As regular readers of this blog know, a few weeks ago my first grandchild was born. Bryce David is doing fine – gaining weight on mother’s milk. Life is new for him, and the long and winding road of life stretches out before him. I’m sure he will enjoy the ride. But as some sort of cosmic balance, on the very day that we gained a Terranella, we lost one.
You may recall last year that I visited by cousin in Copenhagen who shares the same name with me. While we were there, we got to spend some time with my cousin’s wife, Karin. Karin is the reason my American-born cousin has lived in Denmark for the past 40-odd years. Frank was seduced by the charms of a free-spirited Danish girl, and gave up a life in America to enjoy a long and happy marriage with her.
However, on the evening of the day (our time) that Bryce was born, Karin lost her battle with cancer. She was barely into her 60s. She was diagnosed just a few weeks before, and the end came rapidly. Perhaps that is a blessing. Frank was spared having to watch his mate for the better part of five decades suffer for months. She went quickly.
Frank and Karin’s story is full of memorable years together. And so it was more than appropriate that a memorable recording was played at her funeral. A Danish singer called Kira recorded a soulful version of “I’ll Be Seeing You,” in the style of Billie Holiday. That recording was played at Karin’s funeral. If you have never heard this recording I recommend that you download it immediately, particularly if you are a fan of jazz.
The words of the song are so poignant that I will never be able to listen to it again without thinking of Karin. And it seems to me that this song expresses universally the longing for a lost mate that is so much a part of life for many of us over 50.

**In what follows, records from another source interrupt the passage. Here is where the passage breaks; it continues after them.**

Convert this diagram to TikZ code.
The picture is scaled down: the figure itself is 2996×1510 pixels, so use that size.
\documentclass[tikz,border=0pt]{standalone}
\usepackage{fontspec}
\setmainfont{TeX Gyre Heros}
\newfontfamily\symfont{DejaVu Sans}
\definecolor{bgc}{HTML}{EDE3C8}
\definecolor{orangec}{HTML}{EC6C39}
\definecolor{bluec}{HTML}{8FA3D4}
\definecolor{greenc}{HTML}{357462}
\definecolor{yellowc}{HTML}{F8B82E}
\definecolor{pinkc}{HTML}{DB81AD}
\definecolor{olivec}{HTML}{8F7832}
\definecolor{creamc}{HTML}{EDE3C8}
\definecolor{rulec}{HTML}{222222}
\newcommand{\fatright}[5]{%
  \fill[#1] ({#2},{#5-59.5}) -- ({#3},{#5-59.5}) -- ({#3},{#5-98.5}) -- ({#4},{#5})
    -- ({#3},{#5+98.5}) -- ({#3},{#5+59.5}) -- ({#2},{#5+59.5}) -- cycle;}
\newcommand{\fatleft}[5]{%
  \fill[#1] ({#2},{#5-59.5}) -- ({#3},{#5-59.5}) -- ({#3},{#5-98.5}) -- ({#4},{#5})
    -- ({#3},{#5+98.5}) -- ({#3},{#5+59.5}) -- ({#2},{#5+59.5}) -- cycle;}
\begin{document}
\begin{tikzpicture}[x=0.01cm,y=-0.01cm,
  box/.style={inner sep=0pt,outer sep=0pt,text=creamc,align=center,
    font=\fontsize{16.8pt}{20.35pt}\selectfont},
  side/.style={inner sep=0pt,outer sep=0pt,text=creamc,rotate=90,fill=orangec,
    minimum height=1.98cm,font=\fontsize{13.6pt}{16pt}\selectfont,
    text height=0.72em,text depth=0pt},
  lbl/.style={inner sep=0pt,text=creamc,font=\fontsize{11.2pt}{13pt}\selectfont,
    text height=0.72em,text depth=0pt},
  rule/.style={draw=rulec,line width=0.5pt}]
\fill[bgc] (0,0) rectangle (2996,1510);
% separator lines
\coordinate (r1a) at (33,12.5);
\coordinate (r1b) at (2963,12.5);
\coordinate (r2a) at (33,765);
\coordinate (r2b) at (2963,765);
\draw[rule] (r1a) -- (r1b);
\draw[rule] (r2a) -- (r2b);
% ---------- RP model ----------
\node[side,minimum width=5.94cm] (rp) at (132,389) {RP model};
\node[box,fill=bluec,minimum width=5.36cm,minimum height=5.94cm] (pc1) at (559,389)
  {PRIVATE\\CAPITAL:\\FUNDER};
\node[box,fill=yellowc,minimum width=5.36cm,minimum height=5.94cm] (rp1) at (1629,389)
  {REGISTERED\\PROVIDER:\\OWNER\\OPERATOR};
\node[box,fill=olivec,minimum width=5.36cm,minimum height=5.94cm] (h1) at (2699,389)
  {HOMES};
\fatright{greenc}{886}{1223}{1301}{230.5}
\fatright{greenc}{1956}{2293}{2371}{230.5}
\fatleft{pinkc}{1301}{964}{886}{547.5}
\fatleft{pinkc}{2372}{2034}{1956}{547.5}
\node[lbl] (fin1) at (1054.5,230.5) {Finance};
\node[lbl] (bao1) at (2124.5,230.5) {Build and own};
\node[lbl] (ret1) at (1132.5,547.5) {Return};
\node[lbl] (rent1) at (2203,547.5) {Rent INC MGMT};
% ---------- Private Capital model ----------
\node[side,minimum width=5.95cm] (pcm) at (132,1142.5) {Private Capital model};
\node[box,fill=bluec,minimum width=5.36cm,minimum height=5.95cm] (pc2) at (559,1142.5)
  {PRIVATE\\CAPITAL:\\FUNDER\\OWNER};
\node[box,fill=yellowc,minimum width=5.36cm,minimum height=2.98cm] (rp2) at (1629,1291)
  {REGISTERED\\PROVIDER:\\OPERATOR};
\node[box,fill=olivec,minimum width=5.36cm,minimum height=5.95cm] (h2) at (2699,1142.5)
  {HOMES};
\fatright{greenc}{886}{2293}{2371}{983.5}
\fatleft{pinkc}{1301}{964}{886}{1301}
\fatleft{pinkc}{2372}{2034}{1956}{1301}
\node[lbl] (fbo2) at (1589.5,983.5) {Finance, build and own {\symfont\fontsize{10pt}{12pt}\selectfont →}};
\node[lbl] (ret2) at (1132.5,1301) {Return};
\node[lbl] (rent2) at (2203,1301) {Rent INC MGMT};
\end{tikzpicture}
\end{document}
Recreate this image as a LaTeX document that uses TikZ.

The song by Sammy Fain and Irving Kahal begins:
I’ll be seeing you
In all the old familiar places
That this heart of mine embraces
All day and through
In that small cafe
The park across the way
The children’s carousel
The chestnut trees, the wishing well
While the song became popular during World War II as GIs went off to war in Europe and the Pacific, what widow or widower cannot embrace these words? The lives of married folk are filled with little moments like this – a cappuccino at a small café, a picnic in the park. How could we not see our loved one after they are gone in all those old familiar places? The song continues:
I’ll be seeing you
In every lovely summer’s day
In everything that’s light and gay
I’ll always think of you that way
I’ll find you in the morning sun
And when the night is new
I’ll be looking at the moon
But I’ll be seeing you
Morning, noon and night we constantly remember a lost loved one, and live with the pain of separation. But the beautiful memories of a life together can bring us through. So, farewell Karin. You were taken from us much too early. But we’ll be seeing you in all the old familiar places, and we’ll smile.